Cross Validated Asked by Ruye on December 1, 2021
In the video by Prof Brunskill "Stanford CS234 winter 2019 lecture 4" for model-free control (https://www.youtube.com/watch?v=j080VBVGkfQ), at 57:49/1:17:45, the pseudo code for SARSA includes line 8 for e-greedy update of the current policy pi. It seems the results of this code include the optimal policy pi as well as Q(s,a). The code for Q-learning at 1:10:53/1:17:45 is the same.
On the other hand, in the book by Sutton and Barto (https://web.stanford.edu/class/psych209/Readings/SuttonBartoIPRLBook2ndEd.pdf) in the SARSA algorithm (Figure 6.9 on page 155) the policy is not updated in the iteration. The result of this code seems to be just Q(s,a). The code for Q-learning (Figure 6.12 on page 158) is the same.
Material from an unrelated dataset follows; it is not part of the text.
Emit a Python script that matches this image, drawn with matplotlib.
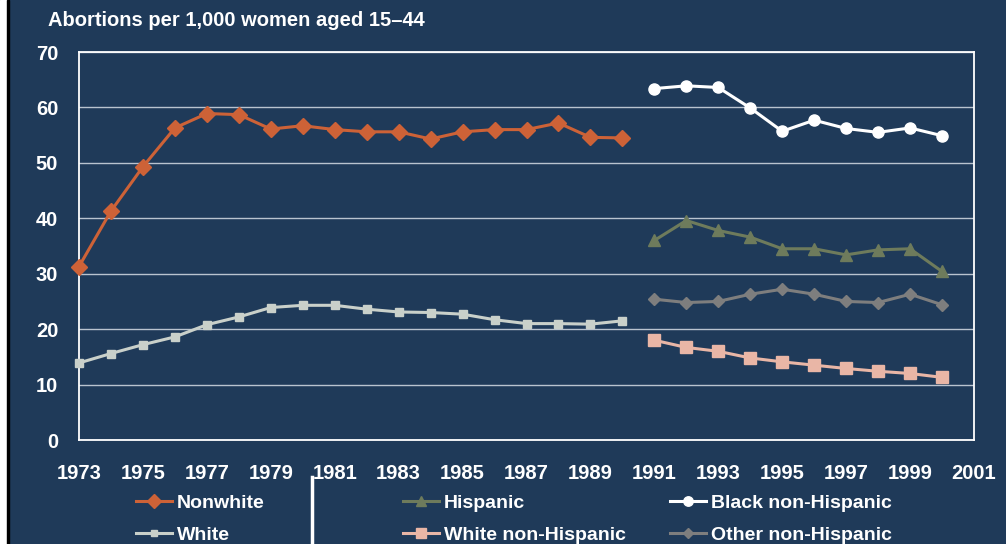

In the latter case, how do I get the optimal policy? Do I run another round of greedy learning based on Q(s,a) to get the optimal policy? Or can I treat Q(s,a) as a 2-d table and choose action a that maximizes Q(s,a) for each s? Is such a policy the same as that found by the algorithm by Prof Brunskill?
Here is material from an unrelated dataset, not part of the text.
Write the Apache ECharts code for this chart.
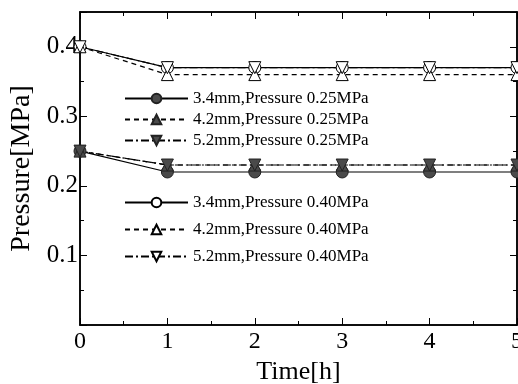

Let me try to answer my own questions. While reading more carefully the SARSA code by Sutton and Barto, I realize the language "using policy derived from Q (e.g.,e-greedy)" is just the same as line 8 in the SARSA code by Brunskill. If this is the case, the policy is being modified during the iteration, doesn't that make the algorithm off-policy instead of on-policy?
However, in this code by Sutton and Barto, although actions from "policy derived from Q" are used, the policy pi itself is still never explicitly updated. Does that mean one needs to derive the optimal policy from Q one more time, after running the SARSA code?